A novel by Jim Thompson, initially published in 1964. A twisted conglomeration of styles, Pop. 1280 reads like an existential, noir-tinged black comedy.

Nick Corey is the well-meaning but mostly ineffectual sheriff of Potts County, a tiny pre-civil war community somewhere in the southern United States. He lives with his wife, Myra, and her idiot brother Lenny. Nick does what he can to avoid them, in the process having two affairs, one with Myra's best friend, Rose, and one with Amy, his childhood sweetheart. After he kills two local thugs who have been hassling him, Corey must continue killing and blackmailing the locals to keep everything the way it was.

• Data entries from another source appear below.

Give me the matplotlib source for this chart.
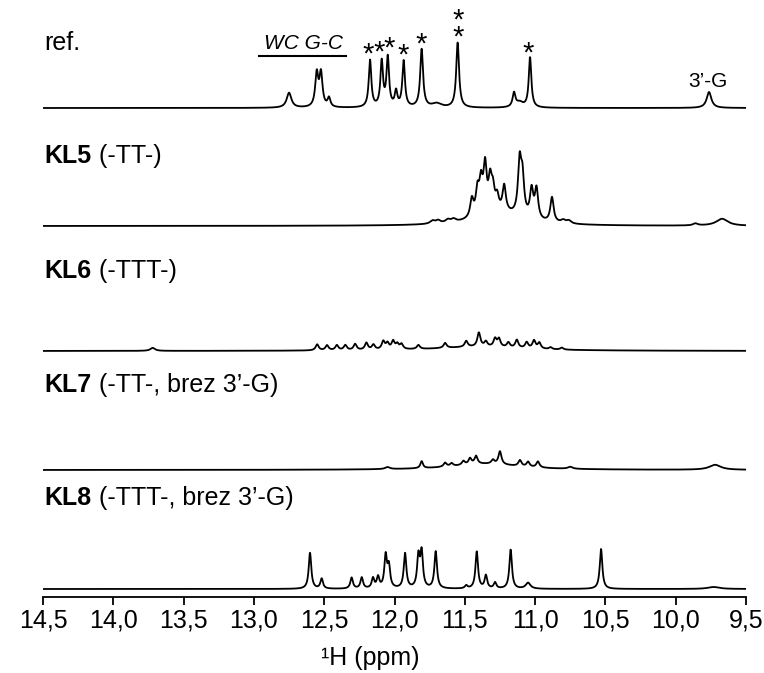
import matplotlib
matplotlib.use("Agg")
import matplotlib.pyplot as plt
import numpy as np

plt.rcParams['font.family'] = ['Liberation Sans', 'DejaVu Sans']

# Peak lists: position (ppm), height, half width (ppm)
ref_ppm = [12.750, 12.553, 12.523, 12.466, 12.174, 12.091, 12.048, 11.989, 11.935,
           11.807, 11.70, 11.551, 11.150, 11.11, 11.036, 9.763]
ref_h = [15, 33, 33, 9, 47, 45, 49, 15, 46, 58, 4, 65, 14, 5, 50, 16]
ref_w = [0.02, 0.013, 0.013, 0.012, 0.011, 0.011, 0.011, 0.011, 0.011,
         0.012, 0.04, 0.012, 0.012, 0.03, 0.011, 0.02]

kl5_ppm = [11.73, 11.69, 11.62, 11.58, 11.45, 11.41, 11.385, 11.356, 11.32, 11.30,
           11.27, 11.22, 11.11, 11.09, 11.025, 10.99, 10.88, 10.80, 10.76, 11.25,
           9.86, 9.67]
kl5_h = [3, 3, 3, 3, 18, 24, 30, 46, 30, 20, 14, 26, 52, 36, 28, 30, 25, 3, 3, 12, 2, 7]
kl5_w = [0.02, 0.02, 0.02, 0.02, 0.014, 0.014, 0.014, 0.014, 0.014, 0.014,
         0.014, 0.014, 0.014, 0.014, 0.014, 0.014, 0.014, 0.02, 0.02, 0.2,
         0.02, 0.05]

kl6_ppm = [13.72, 12.55, 12.48, 12.41, 12.35, 12.28, 12.20, 12.15, 12.08, 12.05,
           12.01, 11.98, 11.95, 11.83, 11.64, 11.49, 11.40, 11.35, 11.285, 11.257,
           11.19, 11.13, 11.06, 11.008, 10.97, 10.89, 10.81, 11.4]
kl6_h = [3, 6, 5, 5, 5, 6, 7, 5, 8, 6, 8, 5, 5, 4, 5, 6, 14, 5, 8, 8,
         5, 8, 6, 8, 6, 2, 2, 4]
kl6_w = [0.02] + [0.013] * 26 + [0.4]

kl7_ppm = [12.05, 11.807, 11.64, 11.594, 11.51, 11.463, 11.42, 11.30, 11.25,
           11.108, 11.05, 10.98, 10.75, 11.35, 9.72]
kl7_h = [2, 7, 4, 3, 4, 6, 8, 4, 13, 6, 5, 6, 2, 6, 5]
kl7_w = [0.02, 0.011, 0.013, 0.013, 0.013, 0.013, 0.013, 0.013, 0.013,
         0.013, 0.013, 0.013, 0.02, 0.3, 0.05]

kl8_ppm = [12.601, 12.518, 12.305, 12.233, 12.153, 12.117, 12.063, 12.04, 11.925,
           11.83, 11.807, 11.707, 11.49, 11.415, 11.35, 11.285, 11.174, 11.05,
           10.531, 9.73]
kl8_h = [36, 10, 11, 11, 10, 11, 32, 21, 35, 31, 35, 37, 3, 37, 13, 6, 39, 6, 40, 2]
kl8_w = [0.011] * 17 + [0.02, 0.011, 0.05]

spectra = [(ref_ppm, ref_h, ref_w), (kl5_ppm, kl5_h, kl5_w), (kl6_ppm, kl6_h, kl6_w),
           (kl7_ppm, kl7_h, kl7_w), (kl8_ppm, kl8_h, kl8_w)]
offsets = [489, 371, 246, 127, 8]

names_bold = ['', 'KL5', 'KL6', 'KL7', 'KL8']
names_rest = ['ref.', ' (-TT-)', ' (-TTT-)', ' (-TT-, brez 3\u2019-G)', ' (-TTT-, brez 3\u2019-G)']
name_y = [547, 434, 319, 205, 92]

# asterisks over the reference spectrum
star_ppm = [12.19, 12.11, 12.04, 11.94, 11.81, 11.55, 11.05]
star_txt = ['*', '*', '*', '*', '*', '*\n*', '*']
star_y = [548, 550, 554, 547, 558, 565, 549]

tick_pos = [14.5, 14.0, 13.5, 13.0, 12.5, 12.0, 11.5, 11.0, 10.5, 10.0, 9.5]
tick_lab = ['14,5', '14,0', '13,5', '13,0', '12,5', '12,0', '11,5', '11,0', '10,5', '10,0', '9,5']

fig = plt.figure(figsize=(7.64, 6.73), dpi=100)
ax = fig.add_axes([43 / 764, 76 / 673, 703 / 764, 597 / 673])

x = np.linspace(14.5, 9.5, 4000)
for (pp, hh, ww), off in zip(spectra, offsets):
    y = np.zeros_like(x)
    for c, h, g in zip(pp, hh, ww):
        y += h / (1 + ((x - c) / g) ** 2)
    ax.plot(x, y + off, color='black', lw=1.3)

for b, r, yy in zip(names_bold, names_rest, name_y):
    if b:
        t = ax.text(14.49, yy, b, fontsize=18, fontweight='bold', va='baseline')
        ax.annotate(r, xy=(1, 0), xycoords=t, fontsize=18, va='bottom')
    else:
        ax.text(14.49, yy, r, fontsize=18, va='baseline')

for sp, st, sy in zip(star_ppm, star_txt, star_y):
    ax.text(sp, sy - 14, st, fontsize=21, ha='center', va='baseline', linespacing=0.5)

ax.text(12.645, 548, 'WC G-C', fontsize=15, style='italic', ha='center', va='baseline')
ax.plot([12.964, 12.345], [541, 541], color='black', lw=1.5)
ax.text(9.77, 510, '3\u2019-G', fontsize=15, ha='center', va='baseline')

ax.set_xlim(14.5, 9.5)
ax.set_ylim(0, 597)
for s in ['left', 'right', 'top']:
    ax.spines[s].set_visible(False)
ax.spines['bottom'].set_linewidth(1.3)
ax.set_yticks([])
ax.set_xticks(tick_pos)
ax.set_xticklabels(tick_lab, fontsize=18)
ax.tick_params(axis='x', direction='out', length=6, width=1.3, pad=2)
ax.set_xlabel('\u00b9H (ppm)', fontsize=18)
ax.xaxis.set_label_coords((370 - 43) / 703, -(658 - 597) / 597)
ax.xaxis.label.set_va('center')

fig.savefig('out.png', dpi=100)
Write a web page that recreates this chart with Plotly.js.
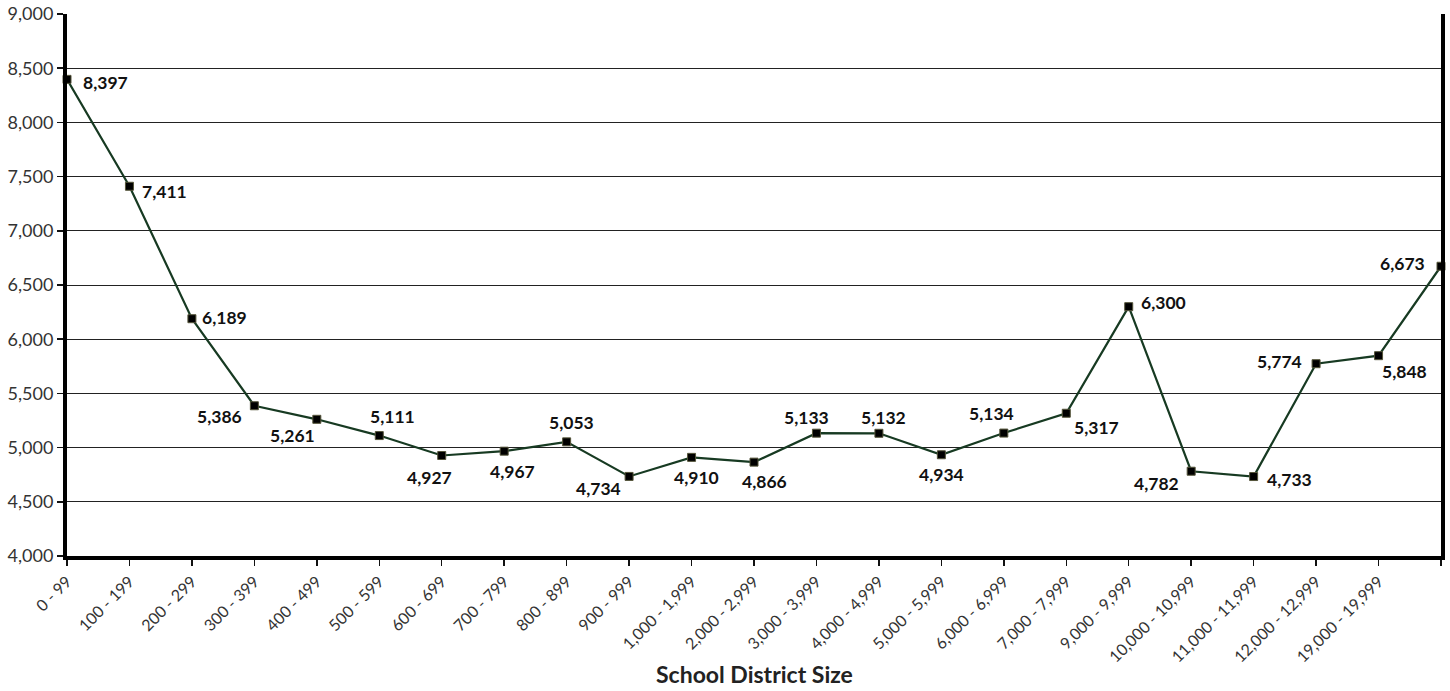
<!DOCTYPE html>
<html>
<head>
<meta charset="utf-8">
<script src="https://cdn.plot.ly/plotly-3.0.1.min.js"></script>
<style>html,body{margin:0;padding:0;background:#fff;}#chart{width:1450px;height:691px;}</style>
</head>
<body>
<div id="chart"></div>
<script>
const categories = ["0 - 99","100 - 199","200 - 299","300 - 399","400 - 499","500 - 599","600 - 699","700 - 799","800 - 899","900 - 999","1,000 - 1,999","2,000 - 2,999","3,000 - 3,999","4,000 - 4,999","5,000 - 5,999","6,000 - 6,999","7,000 - 7,999","9,000 - 9,999","10,000 - 10,999","11,000 - 11,999","12,000 - 12,999","19,000 - 19,999",""];
const values = [8397,7411,6189,5386,5261,5111,4927,4967,5053,4734,4910,4866,5133,5132,4934,5134,5317,6300,4782,4733,5774,5848,6673];
const yTicks = [4000,4500,5000,5500,6000,6500,7000,7500,8000,8500,9000];
const xTitle = "School District Size";
// label offsets in pixels [dx, dy(up)]
const labelOffsets = [[38,-3],[35,-5],[33,1],[-35,-11],[-24,-16],[13,19],[-12,-22],[8,-20],[5,19],[-31,-12],[5,-20],[10,-19],[-10,16],[5,16],[0,-20],[-12,20],[30,-14],[35,4],[-35,-12],[36,-3],[-37,2],[26,-16],[-39,3]];

const idx = values.map((v,i)=>i);
const annotations = values.map((v,i)=>({
  x: i, y: v, xref:'x', yref:'y', showarrow:false,
  text: '<b>' + v.toLocaleString('en-US') + '</b>',
  xshift: labelOffsets[i][0], yshift: labelOffsets[i][1],
  font:{family:'Lato, "Open Sans", sans-serif', size:17.5, color:'#111'}
}));
annotations.push({
  x:0.5, y:-0.245, xref:'paper', yref:'paper', showarrow:false,
  text:'<b>' + xTitle + '</b>', yanchor:'bottom', borderpad:0,
  font:{family:'Lato, "Open Sans", sans-serif', size:23, color:'#222'}
});

const trace = {
  x: idx, y: values, type:'scatter', mode:'lines+markers',
  line:{color:'#173a22', width:2.2},
  marker:{symbol:'square', size:8, color:'#000', line:{color:'#55553a', width:1}},
  cliponaxis:false, hoverinfo:'skip'
};

const layout = {
  width:1450, height:691,
  margin:{l:67, r:9, t:14, b:135},
  paper_bgcolor:'#fff', plot_bgcolor:'#fff',
  showlegend:false,
  font:{family:'Lato, "Open Sans", sans-serif', color:'#333'},
  xaxis:{
    range:[0,22], tickvals: idx, ticktext: categories,
    tickangle:-45, tickfont:{size:16, color:'#333'},
    ticks:'outside', ticklen:6, tickcolor:'#111', tickwidth:1.5,
    showline:true, linecolor:'#000', linewidth:4,
    showgrid:false, zeroline:false, fixedrange:true, automargin:false
  },
  yaxis:{
    range:[4000,9000], tickvals:yTicks,
    tickformat:',d', tickfont:{size:18, color:'#333'},
    ticks:'outside', ticklen:6, tickcolor:'#111', tickwidth:1.5,
    showline:true, linecolor:'#000', linewidth:4, mirror:true,
    showgrid:true, gridcolor:'#222', gridwidth:1,
    zeroline:false, fixedrange:true, automargin:false
  },
  annotations: annotations
};

Plotly.newPlot('chart',[trace],layout,{displayModeBar:false, staticPlot:true});
</script>
</body>
</html>
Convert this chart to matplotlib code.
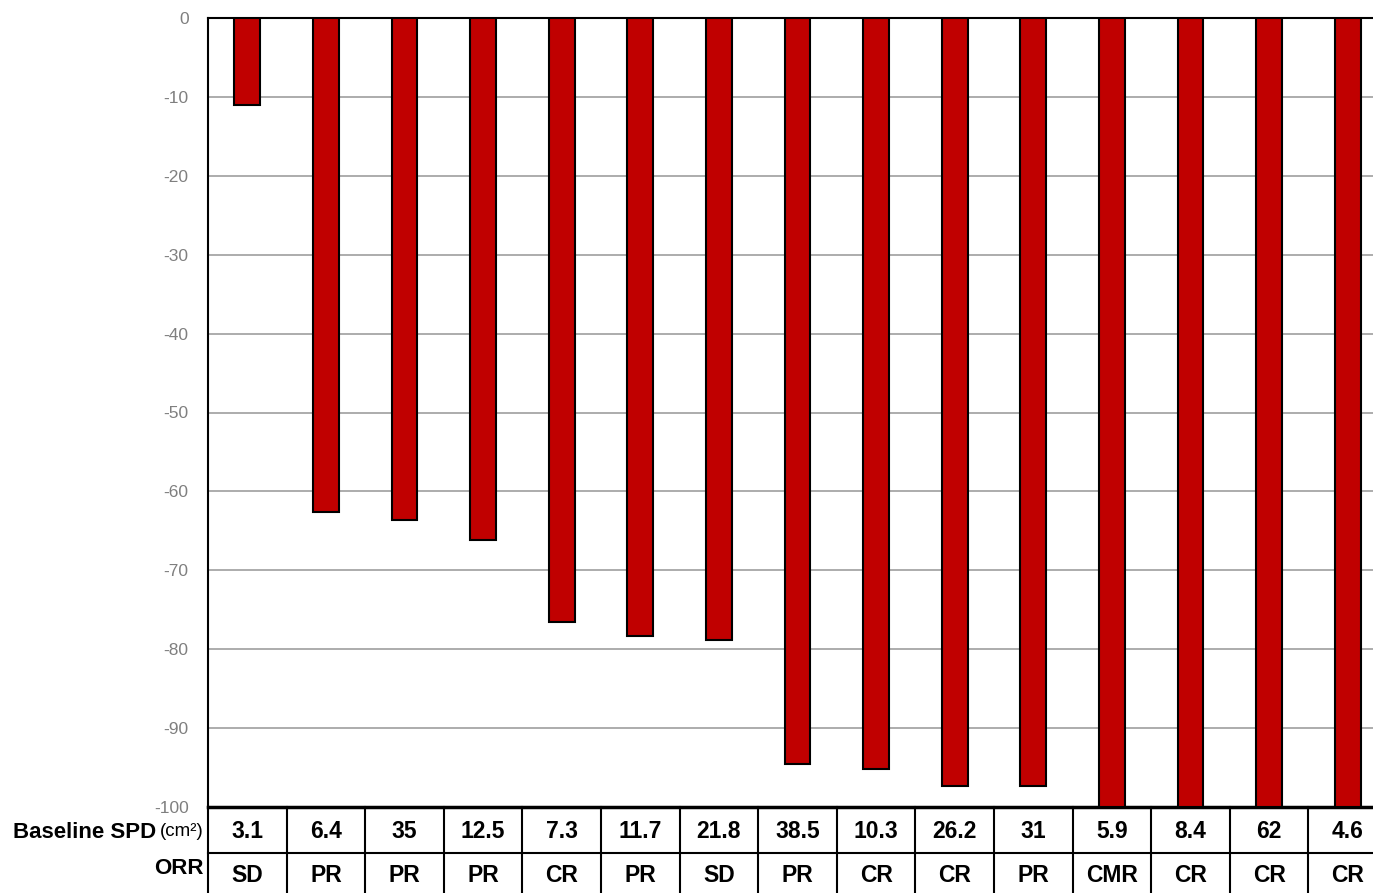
import matplotlib
matplotlib.use("Agg")
import matplotlib.pyplot as plt

plt.rcParams['font.family'] = ['Liberation Sans', 'DejaVu Sans']

# Best percent change in SPD per patient
change_pct = [-11.0, -62.6, -63.6, -66.2, -76.6, -78.3, -78.8,
              -94.6, -95.2, -97.3, -97.3, -100, -100, -100, -100]
baseline_spd = ["3.1", "6.4", "35", "12.5", "7.3", "11.7", "21.8",
                "38.5", "10.3", "26.2", "31", "5.9", "8.4", "62", "4.6"]
orr = ["SD", "PR", "PR", "PR", "CR", "PR", "SD",
       "PR", "CR", "CR", "PR", "CMR", "CR", "CR", "CR"]
y_ticks = list(range(0, -101, -10))

W, H = 1373, 893
fig = plt.figure(figsize=(W / 100, H / 100), dpi=100)

left_px, top_px, bot_px = 208, 18, 807
n = len(change_pct)
cat_px = 78.6
ax_w_px = cat_px * n
ax = fig.add_axes([left_px / W, (H - bot_px) / H, ax_w_px / W, (bot_px - top_px) / H])

x = list(range(n))
ax.bar(x, change_pct, width=0.33, color='#C00000', edgecolor='black',
       linewidth=1.5, zorder=3)

ax.set_xlim(-0.5, n - 0.5)
ax.set_ylim(-100, 0)
ax.set_yticks(y_ticks)
ax.set_yticklabels([str(v) for v in y_ticks])
ax.tick_params(axis='y', length=0, pad=14, labelsize=12.5, labelcolor='#7f7f7f')
ax.tick_params(axis='x', length=0, labelbottom=False)
ax.grid(axis='y', color='#a6a6a6', linewidth=1.3, zorder=0)
for s in ['left', 'top']:
    ax.spines[s].set_color('black')
    ax.spines[s].set_linewidth(1.5)
ax.spines['bottom'].set_color('black')
ax.spines['bottom'].set_linewidth(2.5)
ax.spines['right'].set_visible(False)

# Table of baseline SPD and response below the bars
tab = fig.add_axes([left_px / W, 0, ax_w_px / W, (H - bot_px) / H])
tab.set_xlim(-0.5, n - 0.5)
tab.set_ylim(0, H - bot_px)
tab.axis('off')
row_sep = H - 853
for i in range(n):
    tab.plot([i - 0.5, i - 0.5], [0, H - bot_px], color='black', lw=1.5,
             clip_on=False)
tab.plot([-0.5, n - 0.5], [row_sep, row_sep], color='black', lw=1.5,
         clip_on=False)
for i in range(n):
    tab.text(i, H - 832, baseline_spd[i], ha='center', va='center',
             fontsize=16.5, fontweight='bold')
    tab.text(i, H - 876, orr[i], ha='center', va='center',
             fontsize=16.5, fontweight='bold')

lab_x = -0.5 - 4 / cat_px
unit = tab.text(lab_x, H - 832, "(cm\u00b2)", ha='right', va='center',
                fontsize=13.5, clip_on=False)
tab.annotate("Baseline SPD", xy=(0, 0.5), xycoords=unit,
             xytext=(-3, 0), textcoords='offset points',
             ha='right', va='center', fontsize=16, fontweight='bold',
             annotation_clip=False)
tab.text(lab_x, H - 868, "ORR", ha='right', va='center',
         fontsize=16, fontweight='bold', clip_on=False)

fig.savefig("out.png", dpi=100)
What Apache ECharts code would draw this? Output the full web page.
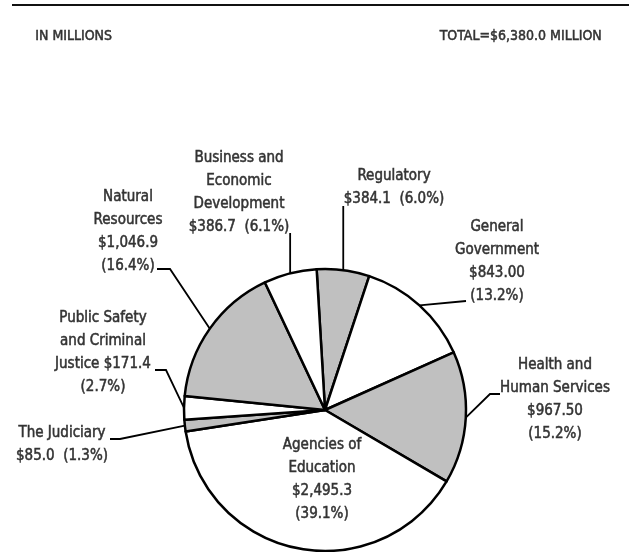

The plot is complicated, basically centering on Corey's near-instantaneous change from pushover to ruthless, cold-hearted killer, but it isn't really the point of the whole affair. It's the way it's told more than what it says. Thompson creates a wonderfully lush world in a little over two-hundred pages, complete with wife-beaters, pimps, crooked cops, and racists. Thompson throws in a religious subtext (comparing Corey's actions to those of Jesus Christ) with some philosophical underpinnings to keep you thinking. The end result is that this novel continually surprises - it's not just anything; it plays with different genres without sinking into any one of them.

Bertrand Tavernier directed a french-language film adaptation called "Coup de Torchon" ("Clean Slate"), released in 1981.